**WRITTEN PROBLEM:** Retype nothing but the lines from the start of the material up to and including the line with "var chart = echarts.init(document.getElementById('chart'));". Pictures don't belong in the copy.

** begin COLLECTED MATERIAL **

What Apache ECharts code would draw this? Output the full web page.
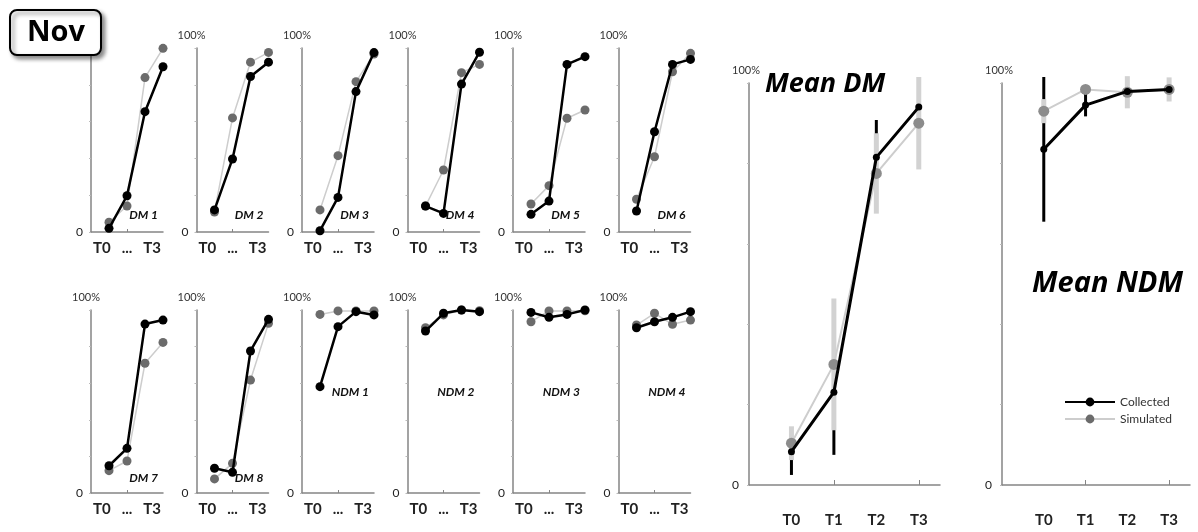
<!DOCTYPE html>
<html>
<head>
<meta charset="utf-8">
<script src="https://cdn.jsdelivr.net/npm/echarts@6/dist/echarts.min.js"></script>
<style>
html,body{margin:0;padding:0;background:#fff;}
#chart{width:1198px;height:532px;}
</style>
</head>
<body>
<div id="chart"></div>
<script>
var chart = echarts.init(document.getElementById('chart'));

// small panels
var panelNames = ['DM 1','DM 2','DM 3','DM 4','DM 5','DM 6','DM 7','DM 8','NDM 1','NDM 2','NDM 3','NDM 4'];
var collected = [
  [2, 19.7, 65.4, 89.8],
  [12, 39.7, 84.5, 92.3],
  [0.7, 18.8, 76.3, 97.5],
  [14.1, 10.1, 80.4, 97.7],
  [9.6, 16.8, 91.1, 95.3],
  [11.4, 54.5, 91.1, 93.8],
  [14.9, 24.4, 92.3, 94.5],
  [13.5, 11.3, 77.6, 94.9],
  [58.1, 90.9, 99.1, 97.3],
  [88.5, 98.2, 100, 99.1],
  [98.7, 96, 97.6, 100],
  [90.3, 93.6, 96, 99.1]
];
var simulated = [
  [5.3, 14.1, 83.9, 99.8],
  [10.9, 62, 92.3, 97.6],
  [12, 41.5, 81.7, 96.7],
  [14.1, 33.7, 86.6, 91.1],
  [15.2, 25.2, 61.8, 66.3],
  [17.8, 40.9, 87.1, 97.1],
  [12.2, 17.5, 70.9, 82.3],
  [7.7, 16.2, 61.7, 92.7],
  [97.6, 99.5, 99.5, 99.5],
  [90.3, 97.3, 100, 99.6],
  [93.6, 99.5, 99.5, 99.6],
  [91.8, 98.2, 92.2, 94.5]
];
var smallAxisName = 'T0   ...   T3';

// mean panels
var meanCats = ['T0', 'T1', 'T2', 'T3'];
var dmCollected = [8.3, 23.1, 81.5, 94];
var dmCollectedErr = [5.8, 15.6, 9.3, 2];
var dmSimulated = [10.4, 30, 77.5, 90];
var dmSimulatedErr = [4.2, 16.4, 10, 11.5];
var ndmCollected = [83.5, 94.5, 97.9, 98.4];
var ndmCollectedErr = [18, 2.8, 1, 1];
var ndmSimulated = [93, 98.4, 97.7, 98.4];
var ndmSimulatedErr = [3, 1, 4, 3];

var font = 'Lato, "Open Sans", sans-serif';
var titleFont = '"Open Sans", Lato, sans-serif';
var axisGray = '#858585';

function pts(a){
  var k = [];
  for (var i = 0; i < a.length; i++) k.push([i, a[i]]);
  return k;
}
function errs(a, e){
  var k = [];
  for (var i = 0; i < a.length; i++) k.push([i, a[i] - e[i], a[i] + e[i]]);
  return k;
}
function errRender(color, width){
  return function(params, api){
    var x = api.value(0);
    var lo = api.coord([x, api.value(1)]);
    var hi = api.coord([x, api.value(2)]);
    return {
      type: 'line',
      shape: {x1: lo[0], y1: lo[1], x2: hi[0], y2: hi[1]},
      style: {stroke: color, lineWidth: width}
    };
  };
}
function zeroOnly(v){ return v === 0 ? '0' : ''; }
function meanLabel(v){ return meanCats[v] || ''; }

var grids = [], xAxes = [], yAxes = [], series = [], graphics = [];

for (var i = 0; i < panelNames.length; i++) {
  var row = i < 6 ? 0 : 1;
  var colIdx = i % 6;
  var gLeft = 91 + colIdx * 105.5;
  var gTop = row === 0 ? 48 : 310;
  var gH = row === 0 ? 184 : 183;
  grids.push({left: gLeft, top: gTop, width: 72, height: gH});
  xAxes.push({
    type: 'value', gridIndex: i, min: -1, max: 3, interval: 1,
    splitLine: {show: false},
    axisLine: {onZero: false, lineStyle: {color: axisGray, width: 1.5}},
    axisTick: {customValues: [1], inside: true, length: 3, lineStyle: {color: axisGray}},
    axisLabel: {show: false},
    name: smallAxisName, nameLocation: 'middle', nameGap: 9,
    nameTextStyle: {fontFamily: font, fontSize: 15, color: '#222', fontWeight: 'bold'}
  });
  yAxes.push({
    type: 'value', gridIndex: i, min: 0, max: 100, interval: 20,
    splitLine: {show: false},
    axisLine: {show: true, onZero: false, lineStyle: {color: axisGray, width: 1.5}},
    axisTick: {show: true, length: 2, lineStyle: {color: '#bbb'}},
    axisLabel: {formatter: zeroOnly, fontFamily: font, fontSize: 12, color: '#222', margin: 8},
    name: '100%', nameLocation: 'end', nameGap: 7,
    nameTextStyle: {fontFamily: font, fontSize: 11, color: '#333', padding: [0, 10, 0, 0]}
  });
  series.push({
    name: 'Simulated', type: 'line', xAxisIndex: i, yAxisIndex: i, z: 3,
    data: pts(simulated[i]), symbol: 'circle', symbolSize: 9,
    lineStyle: {color: '#cdcdcd', width: 1.5},
    itemStyle: {color: '#6b6b6b'}
  });
  series.push({
    name: 'Collected', type: 'line', xAxisIndex: i, yAxisIndex: i, z: 4,
    data: pts(collected[i]), symbol: 'circle', symbolSize: 9,
    lineStyle: {color: '#000', width: 2.5},
    itemStyle: {color: '#000'}
  });
  var isNdm = panelNames[i].indexOf('NDM') === 0;
  graphics.push({
    type: 'text', z: 10,
    x: gLeft + 67,
    y: row === 0 ? 215 : (isNdm ? 392 : 478),
    style: {text: panelNames[i], fill: '#111', align: 'right', verticalAlign: 'middle',
      font: 'italic bold 12px ' + font}
  });
}

var bigPanels = [
  {left: 749, width: 191, col: dmCollected, colErr: dmCollectedErr, sim: dmSimulated, simErr: dmSimulatedErr},
  {left: 1002, width: 188, col: ndmCollected, colErr: ndmCollectedErr, sim: ndmSimulated, simErr: ndmSimulatedErr}
];
for (var b = 0; b < bigPanels.length; b++) {
  var p = bigPanels[b];
  var gi = grids.length;
  grids.push({left: p.left, top: 83, width: p.width, height: 402});
  xAxes.push({
    type: 'value', gridIndex: gi, min: -1, max: 3.5, interval: 1,
    splitLine: {show: false},
    axisLine: {onZero: false, lineStyle: {color: axisGray, width: 1.5}},
    axisTick: {customValues: [1, 3], inside: true, length: 5, lineStyle: {color: axisGray}},
    axisLabel: {customValues: [0, 1, 2, 3], formatter: meanLabel,
      fontFamily: font, fontSize: 15, fontWeight: 'bold', color: '#222', margin: 28}
  });
  yAxes.push({
    type: 'value', gridIndex: gi, min: 0, max: 100, interval: 20,
    splitLine: {show: false},
    axisLine: {show: true, onZero: false, lineStyle: {color: axisGray, width: 1.5}},
    axisTick: {show: true, length: 2, lineStyle: {color: '#bbb'}},
    axisLabel: {formatter: zeroOnly, fontFamily: font, fontSize: 12, color: '#222', margin: 10},
    name: '100%', nameLocation: 'end', nameGap: 7,
    nameTextStyle: {fontFamily: font, fontSize: 11, color: '#333', padding: [0, 6, 0, 0]}
  });
  series.push({
    type: 'custom', xAxisIndex: gi, yAxisIndex: gi, z: 1,
    renderItem: errRender('#000', 3), data: errs(p.col, p.colErr)
  });
  series.push({
    type: 'custom', xAxisIndex: gi, yAxisIndex: gi, z: 2,
    renderItem: errRender('#d2d2d2', 5), data: errs(p.sim, p.simErr)
  });
  series.push({
    name: 'Simulated', type: 'line', xAxisIndex: gi, yAxisIndex: gi, z: 3,
    data: pts(p.sim), symbol: 'circle', symbolSize: 11,
    lineStyle: {color: '#cdcdcd', width: 2},
    itemStyle: {color: '#8c8c8c'}
  });
  series.push({
    name: 'Collected', type: 'line', xAxisIndex: gi, yAxisIndex: gi, z: 4,
    data: pts(p.col), symbol: 'circle', symbolSize: 7,
    lineStyle: {color: '#000', width: 3},
    itemStyle: {color: '#000'}
  });
}

graphics.push({
  type: 'text', z: 10, x: 765, y: 84,
  style: {text: 'Mean DM', fill: '#000', align: 'left', verticalAlign: 'middle',
    font: 'italic bold 27px ' + titleFont}
});
graphics.push({
  type: 'text', z: 10, x: 1032, y: 284,
  style: {text: 'Mean NDM', fill: '#000', align: 'left', verticalAlign: 'middle',
    font: 'italic bold 29px ' + titleFont}
});
graphics.push({
  type: 'rect', z: 20,
  shape: {x: 10, y: 10, width: 91, height: 45, r: 7},
  style: {fill: '#fff', stroke: '#000', lineWidth: 2,
    shadowBlur: 4, shadowOffsetX: 3, shadowOffsetY: 3, shadowColor: 'rgba(0,0,0,0.45)'}
});
graphics.push({
  type: 'text', z: 21, x: 56, y: 33,
  style: {text: 'Nov', fill: '#000', align: 'center', verticalAlign: 'middle',
    font: 'bold 29px ' + titleFont}
});

var option = {
  animation: false,
  backgroundColor: '#fff',
  textStyle: {fontFamily: font},
  legend: {
    data: ['Collected', 'Simulated'],
    orient: 'vertical', left: 1059, top: 391,
    itemWidth: 50, itemHeight: 11, itemGap: 5,
    textStyle: {fontFamily: font, fontSize: 12, color: '#333'}
  },
  grid: grids,
  xAxis: xAxes,
  yAxis: yAxes,
  series: series,
  graphic: graphics
};
chart.setOption(option);
</script>
</body>
</html>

** end COLLECTED MATERIAL **

**COMPLETE ANSWER:**
What Apache ECharts code would draw this? Output the full web page.
<!DOCTYPE html>
<html>
<head>
<meta charset="utf-8">
<script src="https://cdn.jsdelivr.net/npm/echarts@6/dist/echarts.min.js"></script>
<style>
html,body{margin:0;padding:0;background:#fff;}
#chart{width:1198px;height:532px;}
</style>
</head>
<body>
<div id="chart"></div>
<script>
var chart = echarts.init(document.getElementById('chart'));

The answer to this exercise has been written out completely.